CRIME BUREAU: I’d consider a low tech version. The CONTRAST between the iPad look and Barney Miller screams “this is a REAL cop not a TV cop”
CELEBRITY CRIMES, DEJA VIEWS, and other EYE CANDY/NEWSFIX IDEAS. I’d urge you to mimic Newsfix/EC here in that we worked hard to filter out the TVisms. BUT—your idea of the EyeCandy team sending them via Tons is brilliant. We can do that when we get our EC team in place since they’ll be creating these and others anyways.
TRADEMARKS: Every station has Sports & weather. These “Crime Bureau” type things can instantly create a new generation of trademarks every bit as key as weather Center and Sports…AND YOU will be the only one that has the, THAT is innovation…NOTICEABLE innovation.
BLACK & WHITE/RETRO: Like we discussed at managers meeting today. Some stuff is so bad…it’s brilliant. Don’t live in the slick TV world. The real world LOVES this stuff. Liberate the archives!!!!

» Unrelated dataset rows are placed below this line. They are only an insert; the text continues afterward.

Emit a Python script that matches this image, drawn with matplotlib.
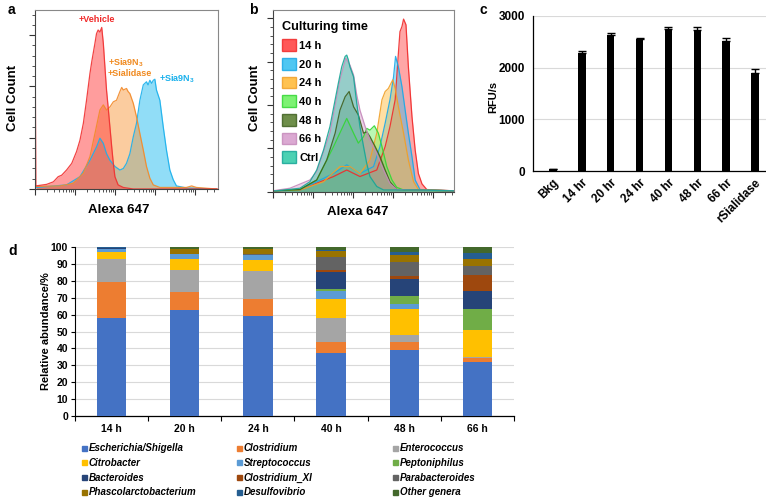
import numpy as np
import matplotlib
matplotlib.use("Agg")
import matplotlib.pyplot as plt
from matplotlib.patches import Patch
from matplotlib.lines import Line2D
from matplotlib.ticker import LogLocator, MultipleLocator, NullFormatter, FixedLocator

plt.rcParams['font.family'] = ['Liberation Sans', 'DejaVu Sans']
plt.rcParams['font.weight'] = 'bold'
plt.rcParams['mathtext.fontset'] = 'custom'
plt.rcParams['mathtext.rm'] = 'Liberation Sans:bold'
plt.rcParams['mathtext.bf'] = 'Liberation Sans:bold'
plt.rcParams['mathtext.default'] = 'bf'

# ---------------- Panel a data (log10 fluorescence, cell count) ----------------
a_vehicle_log = [0.00, 0.02, 0.29, 0.46, 0.58, 0.67, 0.79, 0.92, 1.04, 1.125, 1.21, 1.29, 1.375, 1.42, 1.50,
                 1.54, 1.58, 1.625, 1.67, 1.71, 1.75, 1.79, 1.83, 1.875, 1.92, 1.96, 2.00, 2.08, 2.21, 2.46, 4.58]
a_vehicle_count = [360, 6, 9, 14, 24, 27, 37, 50, 73, 95, 128, 173, 225, 248, 284,
                   303, 310, 306, 315, 284, 238, 193, 160, 121, 82, 50, 24, 8, 3, 0, 0]
a_sialidase_log = [0.04, 0.625, 0.96, 1.21, 1.375, 1.50, 1.625, 1.71, 1.79, 1.875, 1.96, 2.04, 2.125, 2.17, 2.21,
                   2.29, 2.33, 2.375, 2.46, 2.54, 2.625, 2.71, 2.79, 2.875, 2.96, 3.125, 3.79, 3.92, 4.04, 4.54]
a_sialidase_count = [5, 6, 11, 31, 63, 108, 154, 164, 154, 160, 170, 173, 190, 198, 193,
                     196, 190, 186, 167, 141, 108, 76, 44, 21, 8, 3, 3, 6, 3, 0]
a_sia_log = [0.04, 0.79, 1.125, 1.375, 1.54, 1.625, 1.71, 1.79, 1.875, 2.00, 2.125, 2.21, 2.29, 2.375, 2.46, 2.54,
             2.625, 2.71, 2.79, 2.83, 2.875, 2.92, 2.96, 3.00, 3.04, 3.125, 3.21, 3.29, 3.375, 3.46, 3.54, 3.79, 4.54]
a_sia_count = [3, 8, 24, 56, 82, 99, 89, 69, 56, 44, 37, 40, 50, 69, 102, 128,
               173, 203, 209, 203, 212, 206, 212, 214, 193, 173, 121, 76, 37, 18, 6, 2, 0]

# ---------------- Panel b data ----------------
b_labels = ['14 h', '20 h', '24 h', '40 h', '48 h', '66 h', 'Ctrl']
b_14h_log = [0.0, 0.68, 1.52, 1.85, 2.18, 2.60, 2.81, 2.93, 3.06, 3.14, 3.18, 3.23, 3.27, 3.33, 3.39, 3.48, 3.56,
             3.64, 3.73, 3.85, 4.53]
b_14h_count = [2, 4, 35, 50, 35, 50, 104, 150, 212, 319, 369, 381, 398, 385, 288, 173, 96, 42, 18, 5, 2]
b_20h_log = [0.0, 0.68, 1.52, 1.85, 2.18, 2.52, 2.68, 2.81, 2.93, 3.02, 3.07, 3.14, 3.23, 3.31, 3.39, 3.48, 3.56,
             3.68, 4.53]
b_20h_count = [2, 4, 42, 62, 42, 58, 104, 158, 212, 265, 312, 288, 242, 188, 135, 81, 27, 5, 2]
b_24h_log = [0.0, 0.68, 1.27, 1.68, 1.93, 2.18, 2.43, 2.60, 2.73, 2.81, 2.89, 3.00, 3.06, 3.14, 3.27, 3.39, 3.52,
             3.64, 4.53]
b_24h_count = [2, 4, 23, 58, 58, 42, 73, 135, 212, 231, 238, 258, 238, 196, 135, 73, 23, 5, 2]
b_40h_log = [0.0, 0.68, 1.10, 1.52, 1.85, 2.02, 2.14, 2.27, 2.35, 2.43, 2.54, 2.64, 2.73, 2.85, 2.98, 3.10, 3.27, 4.53]
b_40h_count = [2, 5, 27, 104, 169, 135, 112, 127, 146, 142, 152, 135, 104, 58, 27, 10, 4, 2]
b_48h_log = [0.0, 0.68, 1.10, 1.35, 1.56, 1.68, 1.81, 1.91, 2.02, 2.14, 2.27, 2.35, 2.43, 2.56, 2.68, 2.81, 2.93,
             3.10, 4.53]
b_48h_count = [2, 5, 27, 73, 135, 188, 219, 231, 196, 177, 135, 138, 127, 104, 81, 50, 23, 5, 2]
b_66h_log = [0.0, 0.43, 0.93, 1.10, 1.43, 1.68, 1.825, 1.93, 2.02, 2.10, 2.18, 2.31, 2.43, 2.60, 2.77, 2.93, 3.10, 4.53]
b_66h_count = [2, 8, 27, 46, 135, 258, 308, 292, 269, 223, 188, 150, 119, 88, 50, 19, 5, 2]
b_ctrl_log = [0.0, 0.10, 0.68, 0.93, 1.10, 1.27, 1.43, 1.56, 1.64, 1.725, 1.81, 1.85, 1.89, 1.93, 2.02, 2.10, 2.18,
              2.27, 2.35, 2.43, 2.60, 2.77, 3.6, 4.53]
b_ctrl_count = [2, 2, 8, 23, 50, 96, 150, 212, 250, 288, 312, 315, 304, 288, 265, 204, 150, 104, 65, 35, 12, 4, 4, 2]

# ---------------- Panel c data ----------------
c_labels = ['Bkg', '14 hr', '20 hr', '24 hr', '40 hr', '48 hr', '66 hr', 'rSialidase']
c_values = [30, 2275, 2630, 2555, 2750, 2730, 2525, 1890]
c_errors = [15, 55, 40, 15, 35, 65, 45, 85]

# ---------------- Panel d data ----------------
d_times = ['14 h', '20 h', '24 h', '40 h', '48 h', '66 h']
d_genera = ['Escherichia/Shigella', 'Clostridium', 'Enterococcus', 'Citrobacter', 'Streptococcus', 'Peptoniphilus',
            'Bacteroides', 'Clostridium_XI', 'Parabacteroides', 'Phascolarctobacterium', 'Desulfovibrio',
            'Other genera']
escherichia = [58.0, 62.5, 59.0, 37.0, 39.0, 32.2]
clostridium = [21.0, 11.0, 10.5, 6.5, 5.0, 2.2]
enterococcus = [14.0, 13.0, 16.5, 14.5, 4.2, 0.3]
citrobacter = [3.8, 6.5, 6.6, 11.5, 15.3, 15.9]
streptococcus = [2.2, 2.6, 2.8, 4.5, 3.0, 0.3]
peptoniphilus = [0.0, 0.0, 0.0, 1.2, 4.5, 12.6]
bacteroides = [0.3, 0.0, 0.0, 10.2, 10.0, 10.3]
clostridium_xi = [0.0, 0.0, 0.0, 1.2, 2.0, 9.6]
parabacteroides = [0.3, 0.2, 0.2, 7.6, 8.4, 5.4]
phascolarctobacterium = [0.0, 3.0, 3.0, 3.4, 3.6, 4.0]
desulfovibrio = [0.2, 0.0, 0.0, 0.4, 2.0, 3.6]
other_genera = [0.2, 1.2, 1.4, 2.0, 3.0, 3.6]
d_colors = ['#4472C4', '#ED7D31', '#A5A5A5', '#FFC000', '#5B9BD5', '#70AD47',
            '#264478', '#9E480E', '#636363', '#997300', '#255E91', '#43682B']

W, H = 766, 500
fig = plt.figure(figsize=(W / 100, H / 100), dpi=100)


def px_axes(x0, y0, x1, y1):
    return fig.add_axes([x0 / W, 1 - y1 / H, (x1 - x0) / W, (y1 - y0) / H])


def ftext(x, y, s, **kw):
    return fig.text(x / W, 1 - y / H, s, **kw)


def style_flow(ax, xmax_log, ymax):
    ax.set_xscale('log')
    ax.set_xlim(1, 10 ** xmax_log)
    ax.set_ylim(0, ymax)
    ax.xaxis.set_major_locator(LogLocator(base=10, numticks=10))
    ax.xaxis.set_minor_locator(LogLocator(base=10, subs=np.arange(2, 10), numticks=50))
    ax.xaxis.set_major_formatter(NullFormatter())
    ax.xaxis.set_minor_formatter(NullFormatter())
    ax.yaxis.set_major_locator(MultipleLocator(100))
    ax.yaxis.set_minor_locator(MultipleLocator(20))
    ax.yaxis.set_major_formatter(NullFormatter())
    ax.tick_params(which='major', direction='out', length=4, width=0.8, color='#333333')
    ax.tick_params(which='minor', direction='out', length=2, width=0.6, color='#333333')
    for s in ax.spines.values():
        s.set_linewidth(0.8)
        s.set_color('#444444')
    ax.spines['top'].set_color('#888888')
    ax.spines['right'].set_color('#888888')


def hist(ax, logs, counts, fill, edge, alpha=0.5):
    x = np.power(10.0, np.asarray(logs))
    y = np.asarray(counts)
    ax.fill_between(x, y, 0, color=fill, alpha=alpha, lw=0)
    ax.plot(x, y, color=edge, lw=0.9, alpha=0.9)


# ---------------- Panel a ----------------
axa = px_axes(35, 10, 218, 189)
hist(axa, a_sia_log, a_sia_count, '#25BCF0', '#1AB0EC')
hist(axa, a_sialidase_log, a_sialidase_count, '#F99A40', '#F28A2A')
hist(axa, a_vehicle_log, a_vehicle_count, '#FF3D3D', '#F03030')
style_flow(axa, 4.58, 349)
ftext(79, 19, '+Vehicle', color='#F02828', fontsize=6.5, fontweight='bold', va='center')
ftext(108, 63, r'+Sia9N$_{3}$', color='#F08A20', fontsize=6.5, fontweight='bold', va='center')
ftext(108, 74, '+Sialidase', color='#F08A20', fontsize=6.5, fontweight='bold', va='center')
ftext(159, 79, r'+Sia9N$_{3}$', color='#18B0EC', fontsize=6.5, fontweight='bold', va='center')
ftext(119, 210, 'Alexa 647', fontsize=9.5, fontweight='bold', ha='center', va='center')
ftext(13, 98, 'Cell Count', fontsize=9.5, fontweight='bold', ha='center', va='center', rotation=90)

# ---------------- Panel b ----------------
axb = px_axes(272.7, 10, 454, 191.7)
b_fill = ['#FF3B3B', '#30BDF0', '#FFB833', '#66F05A', '#557A2A', '#D59ACB', '#2DC9A6']
b_edge = ['#F02A2A', '#1AA8E6', '#F0A028', '#33D633', '#3F6020', '#C58ABB', '#16A696']
b_series = [(b_14h_log, b_14h_count), (b_20h_log, b_20h_count), (b_24h_log, b_24h_count),
            (b_40h_log, b_40h_count), (b_48h_log, b_48h_count), (b_66h_log, b_66h_count),
            (b_ctrl_log, b_ctrl_count)]
for (lg, ct), fc, ec in zip(b_series, b_fill, b_edge):
    hist(axb, lg, ct, fc, ec, alpha=0.45)
style_flow(axb, 4.53, 419)
handles_b = [Patch(facecolor=fc, edgecolor=ec, alpha=0.85, lw=1.0) for fc, ec in zip(b_fill, b_edge)]
legb = axb.legend(handles_b, b_labels, loc='upper left', bbox_to_anchor=(276.5 / W, 1 - 15 / H),
                  bbox_transform=fig.transFigure, frameon=False, fontsize=8, title='Culturing time',
                  title_fontproperties={'size': 9.2, 'weight': 'bold'}, handlelength=1.25, handleheight=1.25,
                  handletextpad=0.3, labelspacing=0.62, borderpad=0.0, alignment='left')
ftext(358, 212, 'Alexa 647', fontsize=9.5, fontweight='bold', ha='center', va='center')
ftext(255, 98, 'Cell Count', fontsize=9.5, fontweight='bold', ha='center', va='center', rotation=90)

# ---------------- Panel c ----------------
axc = px_axes(533, 16, 766, 171)
xc = np.arange(len(c_labels))
axc.bar(xc, c_values, width=0.26, color='black', zorder=3)
axc.errorbar(xc, c_values, yerr=[np.zeros(len(c_values)), c_errors], fmt='none', ecolor='black',
             elinewidth=1.0, capsize=3, capthick=1.0, zorder=4)
axc.set_xlim(-0.69, 7.38)
axc.set_ylim(0, 3000)
axc.yaxis.set_major_locator(MultipleLocator(1000))
axc.grid(axis='y', color='#D9D9D9', lw=0.8, zorder=0)
axc.set_axisbelow(True)
axc.set_xticks(xc)
axc.set_xticklabels(c_labels, rotation=45, ha='right', rotation_mode='anchor', fontsize=8.5, fontweight='bold')
axc.tick_params(axis='x', length=0, pad=4)
axc.tick_params(axis='y', length=0, pad=6, labelsize=8.5)
for lab in axc.get_yticklabels():
    lab.set_fontweight('bold')
axc.spines['top'].set_visible(False)
axc.spines['right'].set_visible(False)
axc.spines['left'].set_linewidth(0.9)
axc.spines['bottom'].set_linewidth(0.9)
ftext(493, 97, 'RFU/s', fontsize=8, fontweight='bold', ha='center', va='center', rotation=90)

# ---------------- Panel d ----------------
axd = px_axes(75, 247, 514, 416)
xd = np.arange(len(d_times))
d_series = [escherichia, clostridium, enterococcus, citrobacter, streptococcus, peptoniphilus, bacteroides,
            clostridium_xi, parabacteroides, phascolarctobacterium, desulfovibrio, other_genera]
bottom = np.zeros(len(d_times))
for vals, col in zip(d_series, d_colors):
    axd.bar(xd, vals, bottom=bottom, width=0.4, color=col, zorder=3, lw=0)
    bottom = bottom + np.asarray(vals)
axd.set_xlim(-0.5, 5.5)
axd.set_ylim(0, 100)
axd.yaxis.set_major_locator(MultipleLocator(10))
axd.grid(axis='y', color='#D9D9D9', lw=0.8, zorder=0)
axd.set_axisbelow(True)
axd.set_xticks(xd)
axd.set_xticklabels(d_times, fontsize=7.5, fontweight='bold')
axd.xaxis.set_minor_locator(FixedLocator(np.arange(-0.5, 6.0, 1.0)))
axd.tick_params(axis='x', which='major', length=0, pad=6)
axd.tick_params(axis='x', which='minor', length=3.5, width=0.8, direction='out')
axd.tick_params(axis='y', length=3, width=0.8, pad=2, labelsize=7.5)
for lab in axd.get_yticklabels():
    lab.set_fontweight('bold')
axd.spines['top'].set_visible(False)
axd.spines['right'].set_visible(False)
axd.spines['left'].set_linewidth(0.8)
axd.spines['bottom'].set_linewidth(0.9)
ftext(46, 331, 'Relative abundance/%', fontsize=8, fontweight='bold', ha='center', va='center', rotation=90)

# legend for d: three columns, row-major order
col_x = [81.5, 236.5, 392.5]
for c in range(3):
    idx = [c, c + 3, c + 6, c + 9]
    hs = [Line2D([], [], marker='s', ls='none', markersize=3.6, markerfacecolor=d_colors[i],
                 markeredgecolor=d_colors[i]) for i in idx]
    fig.legend(hs, [d_genera[i] for i in idx], loc='upper left',
               bbox_to_anchor=(col_x[c] / W, 1 - 443 / H), frameon=False,
               prop={'size': 7, 'weight': 'bold', 'style': 'italic'}, handlelength=0.45,
               handletextpad=0.3, labelspacing=0.49, borderpad=0.0, borderaxespad=0.0)

# panel letters
ftext(8, 10, 'a', fontsize=10, fontweight='bold', va='center')
ftext(249, 10, 'b', fontsize=10, fontweight='bold', va='center')
ftext(480, 10, 'c', fontsize=10, fontweight='bold', va='center')
ftext(8, 251, 'd', fontsize=10, fontweight='bold', va='center')

fig.savefig('out.png', dpi=100)
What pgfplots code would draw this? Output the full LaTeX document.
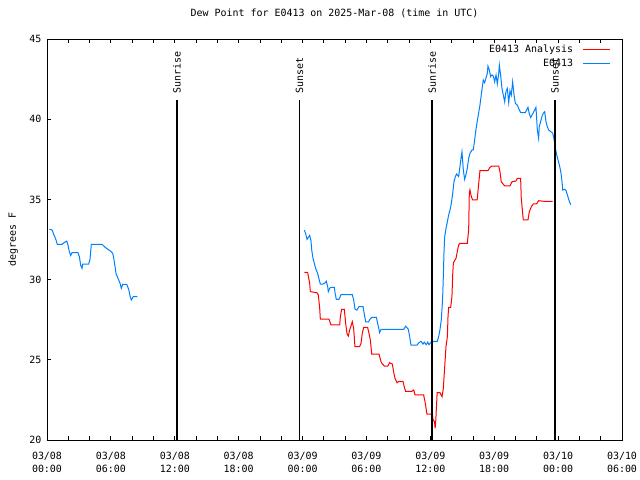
\documentclass[border=0pt]{standalone}
\usepackage{pgfplots}
\pgfplotsset{compat=1.18}
\usepackage{fontspec}
\setmainfont{DejaVu Sans Mono}
\setmonofont{DejaVu Sans Mono}
\definecolor{anared}{RGB}{255,0,0}
\definecolor{obsblue}{RGB}{0,128,255}
\begin{document}
\begin{tikzpicture}
\path[use as bounding box] (0,0) rectangle (640bp,480bp);
\begin{axis}[
  at={(47bp,40bp)}, anchor=south west,
  scale only axis, width=575bp, height=401bp,
  xmin=0, xmax=54, ymin=20, ymax=45,
  font=\fontsize{10}{12}\selectfont,
  /pgf/number format/assume math mode=true,
  xtick={0,6,...,54},
  xticklabels={{03/08\\00:00},{03/08\\06:00},{03/08\\12:00},{03/08\\18:00},{03/09\\00:00},{03/09\\06:00},{03/09\\12:00},{03/09\\18:00},{03/10\\00:00},{03/10\\06:00}},
  xticklabel style={align=center, font=\fontsize{10}{13}\selectfont, yshift=-9bp},
  minor xtick={2,4,8,10,14,16,20,22,26,28,32,34,38,40,44,46,50,52},
  ytick={20,25,...,45},
  yticklabel style={xshift=-2bp},
  tick align=inside,
  major tick length=4bp, minor tick length=4bp,
  xtick pos=both, ytick pos=left,
  axis line style={line width=0.8bp},
  every tick/.style={black, line width=0.8bp},
  title={Dew Point for E0413 on 2025-Mar-08 (time in UTC)},
  title style={at={(0.5,1)}, anchor=center, yshift=20bp},
  ylabel={degrees F},
  ylabel style={at={(axis description cs:-0.059,0.5)}, anchor=center},
  unbounded coords=jump,
  legend style={draw=none, fill=none, at={(0.985,0.995)}, anchor=north east, cells={anchor=east}, row sep=1bp, font=\fontsize{10}{12}\selectfont},
  legend plot pos=right,
  legend image code/.code={\path (0cm,0cm) -- (0cm,0cm); \draw[#1] (0.25cm,0cm) -- (1.2cm,0cm);},
  clip=false,
]
\addplot[anared, line width=1bp] coordinates {
(24.17,30.45) (24.48,30.45) (24.55,30.18) (24.67,29.77) (24.73,29.25) (25.36,29.18) (25.48,29.04) (25.61,28.21) (25.67,27.54)
(26.48,27.54) (26.67,27.17) (27.49,27.17) (27.55,27.69) (27.67,28.15) (27.92,28.15) (28.05,27.27) (28.17,26.65) (28.30,26.48)
(28.42,26.86) (28.55,27.11) (28.67,27.38) (28.80,26.96) (28.92,25.82) (29.36,25.82) (29.49,26.03) (29.61,26.65) (29.74,27.02)
(30.11,27.02) (30.24,26.65) (30.37,26.23) (30.49,25.36) (31.18,25.36) (31.37,24.88) (31.49,24.74) (31.68,24.61) (32.00,24.61)
(32.18,24.82) (32.43,24.74) (32.55,24.26) (32.68,23.85) (32.87,23.57) (33.05,23.66) (33.43,23.66) (33.55,23.32) (33.68,23.03)
(34.25,23.03) (34.44,23.12) (34.56,22.81) (35.37,22.81) (35.50,22.39) (35.68,21.62) (36.20,21.60) (36.26,21.25) (36.39,21.14)
(36.45,20.73) (36.51,21.20) (36.64,22.95) (36.90,22.95) (37.10,22.70) (37.22,23.22) (37.35,24.57) (37.47,25.82) (37.60,26.44)
(37.66,27.69) (37.72,28.27) (37.91,28.27) (38.03,28.94) (38.10,30.29) (38.16,31.02) (38.28,31.19) (38.41,31.33) (38.53,31.74)
(38.66,32.16) (38.78,32.26) (39.47,32.26) (39.60,33.09) (39.66,35.38) (39.72,35.59) (39.85,35.17) (39.97,34.97) (40.40,34.97)
(40.53,35.90) (40.66,36.79) (41.41,36.79) (41.60,37.00) (41.79,37.08) (42.42,37.08) (42.54,36.73) (42.66,36.10) (42.98,35.84)
(43.48,35.84) (43.67,36.10) (44.04,36.15) (44.17,36.31) (44.48,36.31) (44.54,35.07) (44.73,33.72) (45.17,33.72) (45.30,34.24)
(45.49,34.55) (45.67,34.72) (45.98,34.72) (46.17,34.92) (46.67,34.88) (47.49,34.88)
};
\addlegendentry{E0413 Analysis}
\addplot[obsblue, line width=1bp] coordinates {
(0.22,33.14) (0.47,33.10) (0.66,32.78) (0.85,32.47) (0.97,32.20) (1.41,32.20) (1.60,32.30) (1.85,32.40) (1.97,32.16) (2.10,31.74)
(2.22,31.50) (2.35,31.68) (2.90,31.68) (3.04,31.43) (3.16,30.90) (3.29,30.70) (3.35,30.97) (3.91,30.97) (4.04,31.26) (4.16,32.20)
(5.17,32.20) (5.48,32.00) (5.92,31.80) (6.17,31.64) (6.29,31.26) (6.48,30.39) (6.67,30.08) (6.86,29.77) (6.98,29.46) (7.11,29.70)
(7.49,29.70) (7.67,29.40) (7.80,28.98) (7.92,28.73) (8.10,28.94) (8.48,28.94)
(16,nan)
(24.17,33.09) (24.30,32.84) (24.42,32.51) (24.55,32.64) (24.67,32.76) (24.79,32.43) (24.86,31.85) (24.98,31.33) (25.10,31.02)
(25.23,30.70) (25.42,30.39) (25.55,30.02) (25.67,29.72) (25.92,29.72) (26.11,29.80) (26.23,29.90) (26.36,29.56) (26.42,29.25)
(26.55,29.46) (26.67,29.52) (26.98,29.52) (27.05,29.18) (27.17,28.77) (27.42,28.77) (27.61,29.06) (28.67,29.06) (28.80,28.73)
(28.93,28.15) (29.11,28.10) (29.30,28.31) (29.68,28.31) (29.80,27.85) (29.93,27.36) (30.18,27.36) (30.37,27.56) (30.50,27.65)
(30.93,27.65) (31.12,27.07) (31.24,26.69) (31.37,26.90) (33.50,26.90) (33.69,27.10) (33.93,26.90) (34.06,26.44) (34.18,25.92)
(34.75,25.92) (34.93,26.07) (35.12,26.15) (35.31,25.98) (35.43,26.10) (35.62,25.94) (35.75,26.10) (35.87,25.94) (36.06,26.10)
(36.37,26.15) (36.65,26.14) (36.78,26.44) (36.90,26.86) (37.03,27.48) (37.10,28.21) (37.16,28.94) (37.22,30.18) (37.28,31.64)
(37.35,32.68) (37.47,33.19) (37.60,33.61) (37.72,34.03) (37.85,34.34) (37.97,34.75) (38.10,35.38) (38.22,36.10) (38.35,36.42)
(38.47,36.58) (38.66,36.42) (38.78,37.04) (38.90,37.67) (38.97,37.97) (39.10,36.83) (39.22,36.25) (39.34,36.52) (39.47,36.94)
(39.60,37.56) (39.72,37.87) (39.91,38.08) (40.03,38.08) (40.16,38.70) (40.28,39.33) (40.40,39.85) (40.53,40.36) (40.66,40.88)
(40.78,41.51) (40.91,42.13) (40.97,42.44) (41.10,42.27) (41.22,42.55) (41.35,42.85) (41.41,43.31) (41.54,43.07) (41.66,42.65)
(41.79,42.76) (41.92,42.69) (42.04,42.33) (42.17,42.76) (42.29,42.20) (42.42,42.85) (42.48,43.38) (42.60,42.76) (42.73,41.92)
(42.85,41.51) (42.98,41.09) (43.10,41.71) (43.23,41.92) (43.36,41.03) (43.48,41.77) (43.60,41.50) (43.73,42.33) (43.86,41.51)
(43.98,40.99) (44.17,40.88) (44.36,40.57) (44.48,40.41) (44.92,40.41) (45.04,40.57) (45.17,40.74) (45.30,40.32) (45.42,40.11)
(45.55,40.26) (45.67,40.41) (45.80,40.57) (45.92,40.74) (46.05,39.33) (46.17,38.80) (46.23,39.54) (46.36,39.85) (46.48,40.16)
(46.61,40.37) (46.74,40.47) (46.86,39.85) (46.98,39.54) (47.11,39.33) (47.30,39.23) (47.49,39.13) (47.61,38.80) (47.74,38.18)
(47.87,37.77) (47.99,37.46) (48.12,37.14) (48.25,36.73) (48.37,36.10) (48.43,35.59) (48.62,35.63) (48.74,35.55) (48.87,35.28)
(48.99,35.01) (49.18,34.66)
};
\addlegendentry{E0413}
\addplot[black, line width=1.2bp, forget plot] coordinates {(12.21,20) (12.21,41.2)};
\addplot[black, line width=1.2bp, forget plot] coordinates {(23.71,20) (23.71,41.2)};
\addplot[black, line width=1.2bp, forget plot] coordinates {(36.16,20) (36.16,41.2)};
\addplot[black, line width=1.2bp, forget plot] coordinates {(47.71,20) (47.71,41.2)};
\node[rotate=90, anchor=west, inner sep=0pt] at (axis cs:12.21,41.6) {Sunrise};
\node[rotate=90, anchor=west, inner sep=0pt] at (axis cs:23.71,41.6) {Sunset};
\node[rotate=90, anchor=west, inner sep=0pt] at (axis cs:36.16,41.6) {Sunrise};
\node[rotate=90, anchor=west, inner sep=0pt] at (axis cs:47.71,41.6) {Sunset};
\end{axis}
\end{tikzpicture}
\end{document}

THE SERIOUSNESS: You are in a major media center. You can change the future. You can make THE difference, but ONLY if you go 100%.XXX is way too competitive for 90% to get noticed. The killers are the tired but pretty yuppie look, the old school news style and writing and TV-izing ideas.
ONION TV: Seriously. Staff project. EVERYONE needs to watch Onion TV News and Today Now…both on YouTube. LOOK for the clichés and ask yourself—do WE do this? In all due respect, you probably do.
OK…now that I’ve unloaded. I don’t want to sound negative because I am COMPLETELY into what you are trying to do! Fully supportive! But a few overall final thoughts:
Watch TVization. It’s in your DNA (because you are a veteran of TV wars—comes with the turf)…fight it. I respect your desire for anchors…but I suggest you REALLY rethink how they are positioned AND beware of letting them overwhelm the show.
Sound! Music! Imagine tantalizing the eye with cinematic…the mind with amazing writing and thoughtful zero cheesy TV anchorspeak…AND having an amazing and noticeable SOUNDTRACK.
Cerebral sound & vision with edgy storytelling and powerful presentation. WOW. Don’t worry about being TOO cerebral for the room…it’s more of an anti-dumb, mass appeal smart thing than a drug induced Pink Floyd thing. Its about engaging MINDS…even homeless winos have MINDS that need to be touched.
Watch for TOO hi-tech. Like the station I told you about that reinvented the newsroom with technology and flash, but the news still kind of sucks. I see way too much High tech slick…but REALLY, more of the same…soul-less.